- [Exercise brief]
Work out how many lines of the material below mention the word "chart"; reply with the number only.
_ _ _
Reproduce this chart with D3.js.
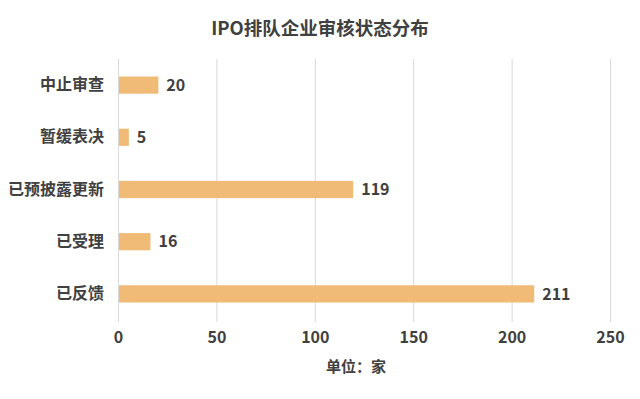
<!DOCTYPE html>
<html>
<head>
<meta charset="utf-8">
<script src="https://cdn.jsdelivr.net/npm/d3@7"></script>
<style>
  body { margin: 0; background: #fff; }
  text { font-family: "Noto Sans CJK SC", "Noto Sans", sans-serif; }
</style>
</head>
<body>
<script>
// chart data
const categories = ['中止审查', '暂缓表决', '已预披露更新', '已受理', '已反馈']
const values = [20, 5, 119, 16, 211]
const xTicks = [0, 50, 100, 150, 200, 250]
const title = 'IPO排队企业审核状态分布'
const unitLabel = '单位：家'

const width = 640
const height = 399
const marginLeft = 118
const marginRight = 610
const plotTop = 59
const plotBottom = 320

const svg = d3.select('body').append('svg')
  .attr('width', width)
  .attr('height', height)

const x = d3.scaleLinear().domain([0, 250]).range([marginLeft, marginRight])
const y = d3.scaleBand().domain(categories).range([plotTop, plotBottom]).paddingInner(0.67).paddingOuter(0.335)

// vertical grid lines
svg.append('g').selectAll('line')
  .data(xTicks)
  .join('line')
  .attr('x1', d => x(d) + 0.5)
  .attr('x2', d => x(d) + 0.5)
  .attr('y1', plotTop)
  .attr('y2', plotBottom + 2)
  .attr('stroke', '#d9d9d9')
  .attr('stroke-width', 1)

// bars
svg.append('g').selectAll('rect')
  .data(values)
  .join('rect')
  .attr('x', x(0) + 1)
  .attr('y', (d, i) => y(categories[i]))
  .attr('width', d => x(d) - x(0))
  .attr('height', y.bandwidth())
  .attr('fill', '#f0bb77')

// value labels
svg.append('g').selectAll('text')
  .data(values)
  .join('text')
  .attr('x', d => x(d) + 9)
  .attr('y', (d, i) => y(categories[i]) + y.bandwidth() / 2)
  .attr('dy', '0.36em')
  .attr('font-size', 16)
  .attr('font-weight', 'bold')
  .attr('fill', '#404040')
  .text(d => d)

// category labels
const yAxis = d3.axisLeft(y).tickSize(0).tickPadding(14)
svg.append('g')
  .attr('transform', `translate(${marginLeft},0)`)
  .call(yAxis)
  .call(g => g.select('.domain').remove())
  .call(g => g.selectAll('text')
    .attr('font-size', 16)
    .attr('font-weight', 'bold')
    .attr('fill', '#404040')
    .attr('font-family', '"Noto Sans CJK SC", sans-serif'))

// x axis tick labels
const xAxis = d3.axisBottom(x).tickValues(xTicks).tickSize(0).tickPadding(12)
svg.append('g')
  .attr('transform', `translate(0,${plotBottom})`)
  .call(xAxis)
  .call(g => g.select('.domain').remove())
  .call(g => g.selectAll('text')
    .attr('font-size', 16)
    .attr('font-weight', 'bold')
    .attr('fill', '#404040')
    .attr('font-family', '"Noto Sans CJK SC", sans-serif'))

// unit label
svg.append('text')
  .attr('x', 356)
  .attr('y', 372)
  .attr('text-anchor', 'middle')
  .attr('font-size', 15)
  .attr('font-weight', 'bold')
  .attr('fill', '#404040')
  .text(unitLabel)

// title
svg.append('text')
  .attr('x', 320)
  .attr('y', 35)
  .attr('text-anchor', 'middle')
  .attr('font-size', 18.5)
  .attr('font-weight', 'bold')
  .attr('fill', '#404040')
  .text(title)
</script>
</body>
</html>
_ _ _
- [Reply to the task]
2